Okay, I’d accuse of you of coming in this thread just to annoy me, but that would make me a paranoid, narcissitic :wally, so I won’t.
I feel your pain. Reading that sentence was almost enough to make me throw my monitor across the room.
I recently finished reading a Phillipa Gregory novel, The Virgin Earth, set mostly in colonial Virginia for a book review. The heroine was a feisty Powhatan maiden… named Suckahanna.
Sums it all up, really. 
I’m glad to see that The Fountainhead has been tossed out at least twice.
Bridges of Madison County. I kept waiting for it to get good. Usually, if I don’t like a book, I’ll just set it down, and never go back, but after completing this book, I just wanted my two hours back.
Bottom line: Cheating on you spouse is not romantic, no matter with whom you cheat.
It seems to be so, if the cheater is female, but not if the cheater is male. Note Titanic where the “heroine” cheats on her Fiance, and as you brought up Bridges, where the wife cheats on her husband- a husband who is a good dutiful spouse too.

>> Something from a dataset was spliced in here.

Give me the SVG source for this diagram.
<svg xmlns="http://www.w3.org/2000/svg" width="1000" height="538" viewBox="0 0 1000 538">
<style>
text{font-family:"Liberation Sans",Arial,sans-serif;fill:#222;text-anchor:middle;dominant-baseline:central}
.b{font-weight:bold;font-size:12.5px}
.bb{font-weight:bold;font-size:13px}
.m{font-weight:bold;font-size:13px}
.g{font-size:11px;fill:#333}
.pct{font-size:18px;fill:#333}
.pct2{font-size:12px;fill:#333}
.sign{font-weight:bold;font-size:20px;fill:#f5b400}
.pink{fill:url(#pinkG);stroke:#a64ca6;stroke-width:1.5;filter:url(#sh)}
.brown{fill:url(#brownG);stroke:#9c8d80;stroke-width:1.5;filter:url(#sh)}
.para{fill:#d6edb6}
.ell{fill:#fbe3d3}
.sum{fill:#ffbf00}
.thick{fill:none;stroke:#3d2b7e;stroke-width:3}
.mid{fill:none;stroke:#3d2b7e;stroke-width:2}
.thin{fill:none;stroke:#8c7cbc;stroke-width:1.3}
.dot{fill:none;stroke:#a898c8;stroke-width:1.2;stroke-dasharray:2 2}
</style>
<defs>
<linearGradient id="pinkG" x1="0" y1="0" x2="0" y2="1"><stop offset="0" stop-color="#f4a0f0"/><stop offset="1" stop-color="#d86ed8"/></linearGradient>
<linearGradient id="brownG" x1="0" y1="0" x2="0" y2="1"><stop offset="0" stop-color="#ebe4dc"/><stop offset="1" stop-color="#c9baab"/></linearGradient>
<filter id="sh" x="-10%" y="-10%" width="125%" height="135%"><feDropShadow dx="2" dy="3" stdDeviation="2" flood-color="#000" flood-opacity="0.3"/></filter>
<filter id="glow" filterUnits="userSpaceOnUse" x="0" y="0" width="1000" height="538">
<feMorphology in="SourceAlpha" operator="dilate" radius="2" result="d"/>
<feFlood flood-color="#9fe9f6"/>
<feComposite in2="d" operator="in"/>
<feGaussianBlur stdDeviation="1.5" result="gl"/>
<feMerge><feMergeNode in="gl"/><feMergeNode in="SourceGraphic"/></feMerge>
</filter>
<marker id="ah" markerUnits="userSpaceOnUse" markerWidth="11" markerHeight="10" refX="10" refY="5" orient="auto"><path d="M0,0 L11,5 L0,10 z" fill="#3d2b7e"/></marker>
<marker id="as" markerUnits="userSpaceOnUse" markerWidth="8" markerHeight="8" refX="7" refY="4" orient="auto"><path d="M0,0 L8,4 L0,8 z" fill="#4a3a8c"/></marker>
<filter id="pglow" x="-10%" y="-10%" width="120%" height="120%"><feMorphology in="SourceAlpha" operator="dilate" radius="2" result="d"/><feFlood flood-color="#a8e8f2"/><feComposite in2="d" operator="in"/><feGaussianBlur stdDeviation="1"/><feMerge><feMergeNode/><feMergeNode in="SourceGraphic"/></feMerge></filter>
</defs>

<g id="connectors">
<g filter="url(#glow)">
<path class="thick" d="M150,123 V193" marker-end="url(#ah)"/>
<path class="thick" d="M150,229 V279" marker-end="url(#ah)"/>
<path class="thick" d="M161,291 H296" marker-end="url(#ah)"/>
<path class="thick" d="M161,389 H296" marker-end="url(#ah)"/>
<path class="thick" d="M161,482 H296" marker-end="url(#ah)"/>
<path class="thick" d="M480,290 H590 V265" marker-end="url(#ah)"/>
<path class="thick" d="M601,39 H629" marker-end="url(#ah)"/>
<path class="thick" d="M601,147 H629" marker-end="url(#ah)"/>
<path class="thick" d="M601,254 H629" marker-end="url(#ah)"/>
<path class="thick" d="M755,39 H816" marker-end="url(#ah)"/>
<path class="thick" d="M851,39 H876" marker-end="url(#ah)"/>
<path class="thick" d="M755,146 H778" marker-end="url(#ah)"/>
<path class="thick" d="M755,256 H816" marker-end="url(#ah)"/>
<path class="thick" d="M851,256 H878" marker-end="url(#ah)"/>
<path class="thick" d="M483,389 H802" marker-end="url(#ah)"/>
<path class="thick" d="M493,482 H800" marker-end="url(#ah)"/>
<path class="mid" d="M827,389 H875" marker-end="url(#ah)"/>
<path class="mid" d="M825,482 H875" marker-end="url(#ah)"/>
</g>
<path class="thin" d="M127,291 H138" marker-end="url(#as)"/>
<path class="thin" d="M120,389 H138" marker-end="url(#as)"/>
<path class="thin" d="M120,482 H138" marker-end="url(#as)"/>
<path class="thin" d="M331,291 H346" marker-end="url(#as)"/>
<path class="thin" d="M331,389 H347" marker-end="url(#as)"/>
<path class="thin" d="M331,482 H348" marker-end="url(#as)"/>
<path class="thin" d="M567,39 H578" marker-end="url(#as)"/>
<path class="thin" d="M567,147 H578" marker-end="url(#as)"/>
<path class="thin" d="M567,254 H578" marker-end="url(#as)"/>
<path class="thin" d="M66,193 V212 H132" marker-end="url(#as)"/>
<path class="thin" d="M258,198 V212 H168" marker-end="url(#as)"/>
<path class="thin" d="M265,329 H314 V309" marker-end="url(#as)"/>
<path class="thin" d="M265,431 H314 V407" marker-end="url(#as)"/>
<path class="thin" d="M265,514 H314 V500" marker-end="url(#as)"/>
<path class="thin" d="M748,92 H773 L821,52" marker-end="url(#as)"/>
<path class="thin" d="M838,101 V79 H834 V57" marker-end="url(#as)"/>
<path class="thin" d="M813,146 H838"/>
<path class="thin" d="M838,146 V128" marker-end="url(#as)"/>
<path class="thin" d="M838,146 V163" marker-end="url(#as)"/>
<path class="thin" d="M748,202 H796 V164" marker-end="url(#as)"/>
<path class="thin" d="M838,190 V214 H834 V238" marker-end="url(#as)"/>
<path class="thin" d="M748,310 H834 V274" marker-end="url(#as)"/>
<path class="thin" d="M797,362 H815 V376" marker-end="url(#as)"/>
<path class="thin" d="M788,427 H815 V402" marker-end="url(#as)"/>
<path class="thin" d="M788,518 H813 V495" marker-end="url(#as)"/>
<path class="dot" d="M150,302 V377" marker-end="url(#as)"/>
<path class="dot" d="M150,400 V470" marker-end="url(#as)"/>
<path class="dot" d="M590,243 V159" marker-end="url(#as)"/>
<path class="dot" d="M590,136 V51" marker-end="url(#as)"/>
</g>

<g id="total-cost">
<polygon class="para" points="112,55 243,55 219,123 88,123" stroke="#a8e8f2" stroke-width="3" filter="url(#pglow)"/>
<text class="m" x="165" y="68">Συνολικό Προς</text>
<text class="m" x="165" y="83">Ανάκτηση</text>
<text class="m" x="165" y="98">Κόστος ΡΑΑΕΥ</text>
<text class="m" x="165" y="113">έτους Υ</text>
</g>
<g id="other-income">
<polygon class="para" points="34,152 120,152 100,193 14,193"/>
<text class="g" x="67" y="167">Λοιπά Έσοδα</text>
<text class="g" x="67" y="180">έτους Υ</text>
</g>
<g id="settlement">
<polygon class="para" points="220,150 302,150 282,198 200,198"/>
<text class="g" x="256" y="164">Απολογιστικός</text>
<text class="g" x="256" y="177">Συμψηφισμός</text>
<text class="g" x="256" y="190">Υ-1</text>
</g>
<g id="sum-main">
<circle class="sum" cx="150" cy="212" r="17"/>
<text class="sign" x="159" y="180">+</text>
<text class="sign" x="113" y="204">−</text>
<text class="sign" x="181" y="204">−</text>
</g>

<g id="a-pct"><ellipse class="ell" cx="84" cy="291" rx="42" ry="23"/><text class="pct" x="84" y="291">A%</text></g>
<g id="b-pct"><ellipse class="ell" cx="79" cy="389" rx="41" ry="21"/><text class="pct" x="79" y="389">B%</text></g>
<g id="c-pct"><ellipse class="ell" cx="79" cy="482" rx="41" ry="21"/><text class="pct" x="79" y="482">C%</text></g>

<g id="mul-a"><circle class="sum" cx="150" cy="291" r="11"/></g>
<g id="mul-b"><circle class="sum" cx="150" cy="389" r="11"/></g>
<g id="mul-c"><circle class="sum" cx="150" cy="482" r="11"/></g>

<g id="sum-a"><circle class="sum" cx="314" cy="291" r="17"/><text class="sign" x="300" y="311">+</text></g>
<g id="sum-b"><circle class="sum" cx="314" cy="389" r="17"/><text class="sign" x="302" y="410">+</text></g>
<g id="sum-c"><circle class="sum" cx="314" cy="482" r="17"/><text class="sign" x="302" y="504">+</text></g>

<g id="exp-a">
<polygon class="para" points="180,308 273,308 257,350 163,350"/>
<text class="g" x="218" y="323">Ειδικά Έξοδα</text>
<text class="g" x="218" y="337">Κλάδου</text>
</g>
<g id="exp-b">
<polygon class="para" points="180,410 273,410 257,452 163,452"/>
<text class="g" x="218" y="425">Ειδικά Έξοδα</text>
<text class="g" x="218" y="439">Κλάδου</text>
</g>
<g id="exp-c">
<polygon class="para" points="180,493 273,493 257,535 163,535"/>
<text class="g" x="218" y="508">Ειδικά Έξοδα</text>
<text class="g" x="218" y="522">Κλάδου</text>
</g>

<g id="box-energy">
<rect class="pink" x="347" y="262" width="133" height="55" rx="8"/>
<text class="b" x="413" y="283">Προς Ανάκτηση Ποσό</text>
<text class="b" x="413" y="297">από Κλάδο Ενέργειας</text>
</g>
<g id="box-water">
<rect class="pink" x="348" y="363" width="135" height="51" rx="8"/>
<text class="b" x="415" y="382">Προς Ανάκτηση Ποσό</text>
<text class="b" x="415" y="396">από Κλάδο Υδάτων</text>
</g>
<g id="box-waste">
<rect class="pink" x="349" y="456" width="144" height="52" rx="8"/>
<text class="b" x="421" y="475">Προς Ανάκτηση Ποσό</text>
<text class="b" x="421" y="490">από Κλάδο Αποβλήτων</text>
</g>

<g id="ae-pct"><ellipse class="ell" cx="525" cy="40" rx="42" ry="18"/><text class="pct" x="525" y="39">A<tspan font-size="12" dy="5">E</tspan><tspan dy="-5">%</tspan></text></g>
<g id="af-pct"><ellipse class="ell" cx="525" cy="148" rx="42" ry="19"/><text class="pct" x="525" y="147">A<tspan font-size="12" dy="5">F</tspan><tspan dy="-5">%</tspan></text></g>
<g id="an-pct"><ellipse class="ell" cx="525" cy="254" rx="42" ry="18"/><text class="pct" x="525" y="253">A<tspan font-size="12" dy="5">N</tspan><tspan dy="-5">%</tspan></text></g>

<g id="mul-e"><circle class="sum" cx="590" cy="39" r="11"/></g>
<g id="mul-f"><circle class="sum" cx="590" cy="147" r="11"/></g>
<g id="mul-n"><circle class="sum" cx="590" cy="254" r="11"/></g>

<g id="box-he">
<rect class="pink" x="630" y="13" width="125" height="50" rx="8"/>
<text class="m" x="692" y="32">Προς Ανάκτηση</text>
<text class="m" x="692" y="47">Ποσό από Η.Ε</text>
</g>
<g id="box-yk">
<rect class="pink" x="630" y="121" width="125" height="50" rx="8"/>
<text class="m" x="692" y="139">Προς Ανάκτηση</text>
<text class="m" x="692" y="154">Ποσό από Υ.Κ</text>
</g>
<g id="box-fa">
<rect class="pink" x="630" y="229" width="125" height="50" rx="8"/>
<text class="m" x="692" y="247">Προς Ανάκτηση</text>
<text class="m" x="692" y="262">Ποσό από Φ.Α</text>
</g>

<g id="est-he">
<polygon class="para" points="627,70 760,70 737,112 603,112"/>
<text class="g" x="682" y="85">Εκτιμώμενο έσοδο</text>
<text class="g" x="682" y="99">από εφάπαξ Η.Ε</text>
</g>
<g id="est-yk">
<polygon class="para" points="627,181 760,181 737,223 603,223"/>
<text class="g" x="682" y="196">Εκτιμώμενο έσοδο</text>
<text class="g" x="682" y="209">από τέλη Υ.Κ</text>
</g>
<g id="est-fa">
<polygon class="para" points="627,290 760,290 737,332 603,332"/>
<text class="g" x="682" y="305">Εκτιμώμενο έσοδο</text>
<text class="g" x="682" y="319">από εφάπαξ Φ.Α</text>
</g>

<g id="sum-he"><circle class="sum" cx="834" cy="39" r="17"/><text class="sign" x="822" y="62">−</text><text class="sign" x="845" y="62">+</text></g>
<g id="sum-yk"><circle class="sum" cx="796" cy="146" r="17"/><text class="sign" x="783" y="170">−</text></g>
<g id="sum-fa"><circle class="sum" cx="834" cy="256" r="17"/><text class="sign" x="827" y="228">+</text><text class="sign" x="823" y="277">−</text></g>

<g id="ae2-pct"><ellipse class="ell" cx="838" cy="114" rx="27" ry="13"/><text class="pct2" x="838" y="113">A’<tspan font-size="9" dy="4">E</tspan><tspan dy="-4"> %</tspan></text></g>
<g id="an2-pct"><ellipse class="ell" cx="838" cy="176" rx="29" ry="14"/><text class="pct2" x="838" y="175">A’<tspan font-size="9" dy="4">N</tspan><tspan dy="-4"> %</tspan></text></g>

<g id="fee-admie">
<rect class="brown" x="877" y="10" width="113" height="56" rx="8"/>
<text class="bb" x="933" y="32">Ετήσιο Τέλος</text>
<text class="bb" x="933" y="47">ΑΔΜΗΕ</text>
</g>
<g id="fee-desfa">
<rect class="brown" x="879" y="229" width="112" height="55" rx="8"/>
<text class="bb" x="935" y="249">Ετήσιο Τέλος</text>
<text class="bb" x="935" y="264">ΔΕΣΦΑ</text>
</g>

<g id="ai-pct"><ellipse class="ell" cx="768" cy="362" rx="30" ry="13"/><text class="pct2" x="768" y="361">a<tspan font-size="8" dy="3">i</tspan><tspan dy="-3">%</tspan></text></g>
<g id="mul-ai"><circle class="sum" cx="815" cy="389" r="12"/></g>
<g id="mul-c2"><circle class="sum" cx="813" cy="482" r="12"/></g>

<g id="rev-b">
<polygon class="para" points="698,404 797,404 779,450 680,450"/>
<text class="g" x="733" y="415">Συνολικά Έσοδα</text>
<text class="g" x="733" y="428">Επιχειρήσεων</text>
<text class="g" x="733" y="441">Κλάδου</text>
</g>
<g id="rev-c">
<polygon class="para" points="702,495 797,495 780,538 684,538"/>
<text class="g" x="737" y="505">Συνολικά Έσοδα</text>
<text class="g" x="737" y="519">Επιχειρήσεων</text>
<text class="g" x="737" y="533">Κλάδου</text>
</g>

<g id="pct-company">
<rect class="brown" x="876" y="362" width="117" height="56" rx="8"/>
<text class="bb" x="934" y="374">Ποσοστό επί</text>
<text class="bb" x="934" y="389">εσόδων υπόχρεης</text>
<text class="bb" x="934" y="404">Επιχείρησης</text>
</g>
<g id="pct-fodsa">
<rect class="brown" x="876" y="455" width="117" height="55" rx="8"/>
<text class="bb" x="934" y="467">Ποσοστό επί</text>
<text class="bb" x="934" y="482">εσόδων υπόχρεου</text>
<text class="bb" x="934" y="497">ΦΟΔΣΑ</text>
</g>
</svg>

Oh, God, I just finished reading that book too.
I swear, if anything ever deserved to be thrown across the room. The book is about 200 or 300 pages of maybe-interesting plot–buried in 600 pages of text.
I didn’t think this was all that bad, but there was an odd reference in the beginning by whomever the chief Hoo Ha to a disease ( Reynaud’s, I beleive) that I am pretty sure had nothing to do with the situation the people were in at all. IIRC.
I’ll admit with some shame that I’ve never read any Vonnegut. He’s one I keep intending to check out but somehow never quite manage it. Anyway, there are ways for authors to insert themselves into text successfully and appropriately, and there are ways that simply make me want to track them down and punch them.
And while I am in here, I’ve got to second The Lovely Bones. Most of the book was well-written, gut-wrenching and heartbreaking. And then the STUPID STUPID STUPID ending came and I was filled with rage. Unforgivable.